African American "Beulah Brown" premiered in 1939, when white american actor Marlin Hurt portrayed her on radio program "Hometown Incorporated." In 1943 "she" moved on to star in "That's Life" and in late 1944, walked over to play on the "Johnson's Wax Program with Fibber McGee & Molly."
In 1945, Marlin Hurt and Beulah spun off into "The Marlin Hurt and Beulah Show." Hurt suffered a fatal heart attack during the 1946 season, at which time white actor, Bob Corley, took on the role. Bob starred as Beulah until November 24 1947 when Hattie McDaniel became the first african american female to have star billing in a radio program, with her portrayal of "Beulah."

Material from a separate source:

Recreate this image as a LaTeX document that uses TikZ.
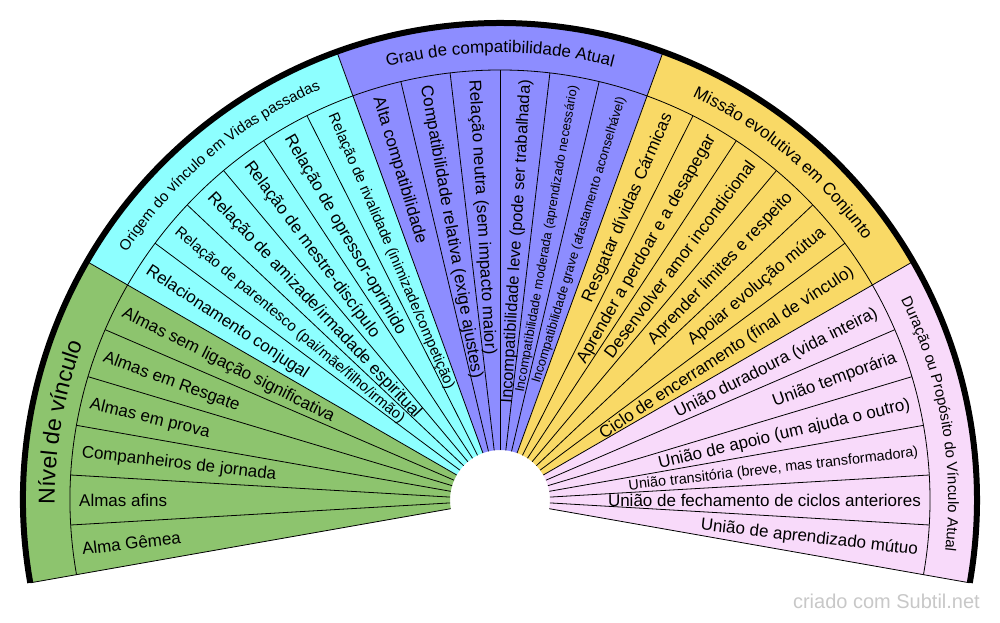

In 1952, due to illness, Hattie was replaced by Lillian Randolph and during the 1953-1954 season, Amanda Randolph portrayed Beulah, after taking over for Lillian, her sister.
* SOURCE: Wikipedia
OTR * def gp ddh
January 6, 2019 Subject:
Remembering the Beulah Show
The best comedy series that was on the radio in the 1940's & 1950's..I loved Marlin Hurt, then Bob Corley, but especially loved Hattie McDaniel, followed by Lillian and later Amanda Randolph...It was good, clean comedy...I listened to the Beulah Show on the radio for the duration of its' run, and then totally enjoyed the television show starring Ethel Waters, followed by Hattie McDaniel, and lastly Louise Beavers...Was very saddened when it was abruptly taken off the air..
June 24, 2012 Subject:
One of my favorites
As stated in another place here at the Archives, after school (grammer), my friend and I would go into a store-front building, and watch Hattie McDaniel, Marvin Miller (announcer), and others do the program. The building was on the south side of Fountain Avenue about three doors west of Normandie Avenue. Haddie McDaniel was very nice, and would tell my friend and I to stay in school and learn, Marvin Miller would alway kid around with us. Our family always liked this show.